Mr. Elderfield spent the next two years negotiating loans of 51 works from across four centuries, drawn predominantly from museums and foundations, and brought in Mr. Galassi to organize a photography counterpart for the “In the Studio” show.
“This was just a liberation,” said Mr. Elderfield, who has also organized two shows of Helen Frankenthaler and one of Willem de Kooning at Gagosian.
Such costly shows, with their lavish catalogs and huge insurance expenses, may turn out to be good financial bets. Commercial galleries are in the business of selling art, of course. And after Mr. Elderfield made his loan requests to museums, foundations, estates, artists, galleries and private collectors, “there were three instances where the owners said if there was any interest, they would sell the work,” he said. The gallery then sent consignment agreements to the private owners.
Neither Mr. Elderfield nor Mr. Galassi was involved in these conversations. (The gallery declined to confirm which works — or how many in the two shows — were for sale.) But with paintings by de Kooning, Jasper Johns, Roy Lichtenstein and Richard Diebenkorn among those contributed by private parties, even several works for sale could bring many millions of dollars.
Mr. Galassi pointed out that “any loan to a museum exhibition” from a private collection is potentially for sale. But museums wouldn’t broker that transaction, as Gagosian would have.
Offering museum-quality shows can often help galleries cultivate deeper relationships with artists or court an estate the gallery hopes to represent. “It’s a muscle thing — it can show off the strength of a gallery,” said Andrea Glimcher, a former director of Pace Gallery who recently founded Hyphen, which advises artists and institutions. (Ms. Glimcher noted that Pace has always preferred to use in-house curators, including Bernice Rose, who was hired away from MoMA in the early 1990s.) “Even if work isn’t available for sale, when a great exhibition takes place, it certainly helps reinforce the friendship between the dealer and the artist or artist’s family,” she said. “It may be a big bet, but it’s seen as an essential investment.”
When the daughter of Ad Reinhardt first met with David Zwirner in 2012 about representing her father’s estate, the gallery immediately proposed an exhibition celebrating his centennial anniversary the following year and hired Mr. Storr, an authority on Reinhardt, according to the gallery’s senior partner Kristine Bell. “She was quite shocked that we were able to dedicate the amount of resources we did,” Ms. Bell said, while noting that nothing in the final exhibition was for sale.
But, Ms. Bell added, “creating a dialogue at the time of the exhibition and finding out where paintings are can lead to many future business opportunities.”
As evidence, the Reinhardt Foundation, which had been handled by Pace, is now exclusively represented by Zwirner.

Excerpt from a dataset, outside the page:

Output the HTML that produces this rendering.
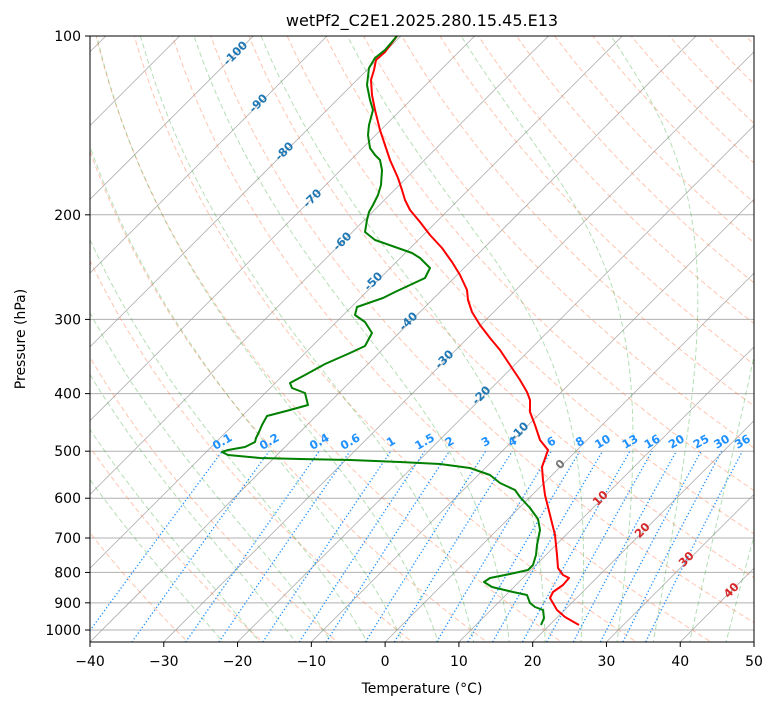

The Simon Hantaï exhibition on view at Mnuchin Gallery in New York through Friday has also paid off handsomely for the gallery. The co-curator is Alfred Pacquement, who retired as director of the Pompidou Center in Paris in 2013 shortly after organizing a large retrospective of Mr. Hantaï, a Hungarian-born artist. “Hantaï’s one of the most important abstract painters in postwar Europe, and I want to help make his work better known in the States,” said Mr. Pacquement, who has worked with the artist’s family since his death in 2008. He added, “I gave the gallery my contacts so they could do the best possible show.”
The exhibition includes 14 canvases from the 1960s (when Mr. Hantaï developed his signature “pliage” method of painting folded canvases on the floor), drawn from private collections and the artist’s estate. Of the four paintings on consignment, two have sold for over $1 million. (One was bought by a private donor as a gift to the Metropolitan, the museum’s first Hantaï painting.)
“Having Alfred involved has lent real credibility to the project and gives our American clients, who may think of Hantaï as a relatively new artist, a sense of confidence and security,” said Sukanya Rajaratnam, a partner in the gallery.
The beneficiaries of these mini-museum shows include the public as well, who can enjoy them at no charge. The morning after the opening of “Joseph Beuys Multiples” this spring at Mitchell-Innes & Nash in Chelsea, a huge school group from SUNY Purchase College was waiting in the rain to get in, according to the dealer Lucy Mitchell-Innes. The exhibition of over 500 works by Beuys had been organized by Eugen Blume, director of the Hamburger Bahnhof museum in Berlin. “This was a very complicated exhibition to install, and Dr. Blume was able to make associations cohere between the many different objects,” Ms. Mitchell-Innes said.
Prominent museum professionals have also moved to the commercial side full-time and wear the dual hats of dealer and curator. Among them are Paul Schimmel, the longtime chief curator at the Museum of Contemporary Art in Los Angeles, who partnered with Hauser & Wirth two years ago to develop Hauser Wirth & Schimmel, a hybrid, museum-like gallery in a sprawling former flour mill in downtown Los Angeles, which will open early next year. He plans to engage “a higher percentage” of younger curators and directors from museums, he said.
“Museum shows of a more focused nature don’t make it to the schedule as frequently as staff would like,” Mr. Schimmel added. “That is something I think galleries can offer them.”
Even Mr. Rosenthal said he would not rule out working for a gallery as long as it was hiring him solely for his curatorial expertise.
“Anyone in these arrangements has to make the call,” said Tom Eccles, executive director of the Center for Curatorial Studies at Bard College in New York. “Often the interests of a curator are somewhat unaligned with the necessities of a gallery.”